A few believe extreme religious sentiments are part and parcel of our national pride, while many think it is in fact a misguided ‘blessing’ that can be channelised in case of emergency against all the ‘anti-Islamic forces’ from Russia to the United States of America. Then there are groups who are in the business of religion to secure foreign funding, while a few organisations keep the emotions simmering to use it as a bargaining chip for personal benefits. Some gangs sell their faith in the name of the Prophet (PBUH) to grab a piece of land, while some other parties trade it in the name of God to acquire an important portfolio in the government. Moreover, many criminals use it as a blackmailing tool to extort money from the unprotected and peaceful businessmen who belong to the minorities.
At best we can say that there is ambivalence at the state level regarding the utility of religious fundamentalism. Otherwise, and to be perfectly honest, the promotion, protection, and sometimes provocation of religious sentiments to ensure international funding and geopolitical hegemony seems like a state policy in Pakistan.
Then there is paranoia at the level of political parties who are concerned that the support of minorities could be perceived as un-Islamic act. They cannot afford to lose an emotional rhetoric to the rival group. For some, even when they want to, there is the fear of standing up against the tyranny of hardliners, as they know it would endanger the lives of their whole families. In short, it is a perfect recipe for disaster that we are witnessing today all over the country.
Compared to Pakistan, in modern societies where there is peace and prosperity, the majority population, instead of persecuting them is, as a matter of fact, actively looking out for the rights and freedom of religious minorities, which, in my opinion, is the reason for these nations to be just and be able to establish the rule of law effectively. If the overwhelming number of people condones violence in the name of religion like in our country, it will be, even for the westerners with all their resources, an impossible target to achieve.
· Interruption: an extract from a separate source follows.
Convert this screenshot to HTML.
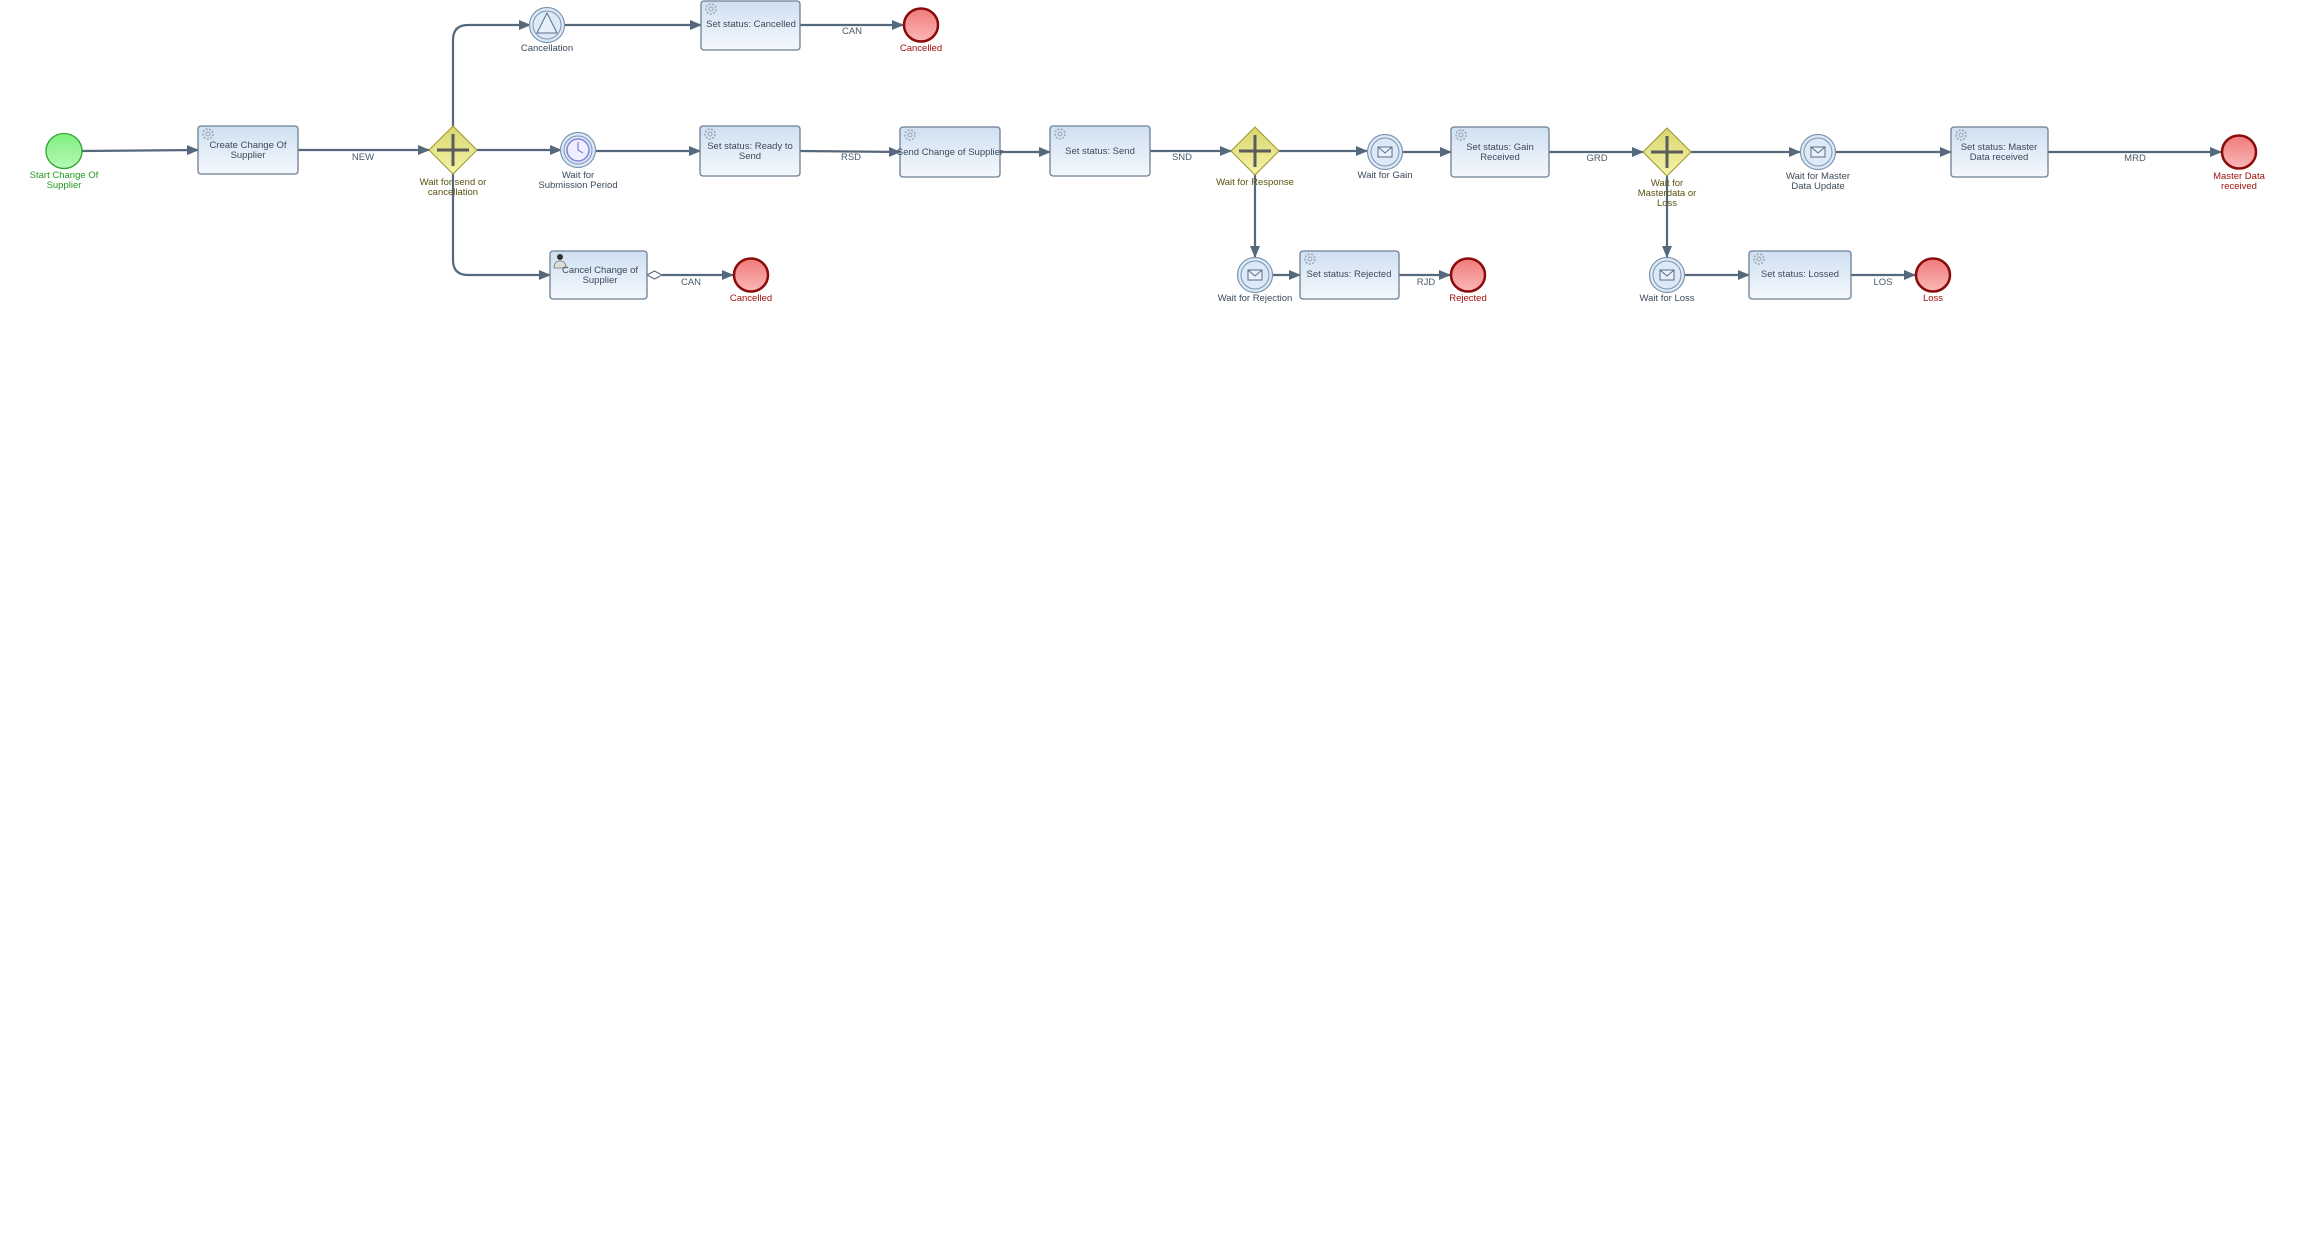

Both individually and collectively, the common people, the majority, need to step up and embrace everyone who does not worship the same God as they do, welcome everybody who does not believe in the same scripture as they do, support every individual who does not pray like them, follows the same rules or interprets the Divine injunctions similarly. Or, we will ourselves become the target of such a crime one day.
Syed Kamran Hashmi is a US-based freelance columnist.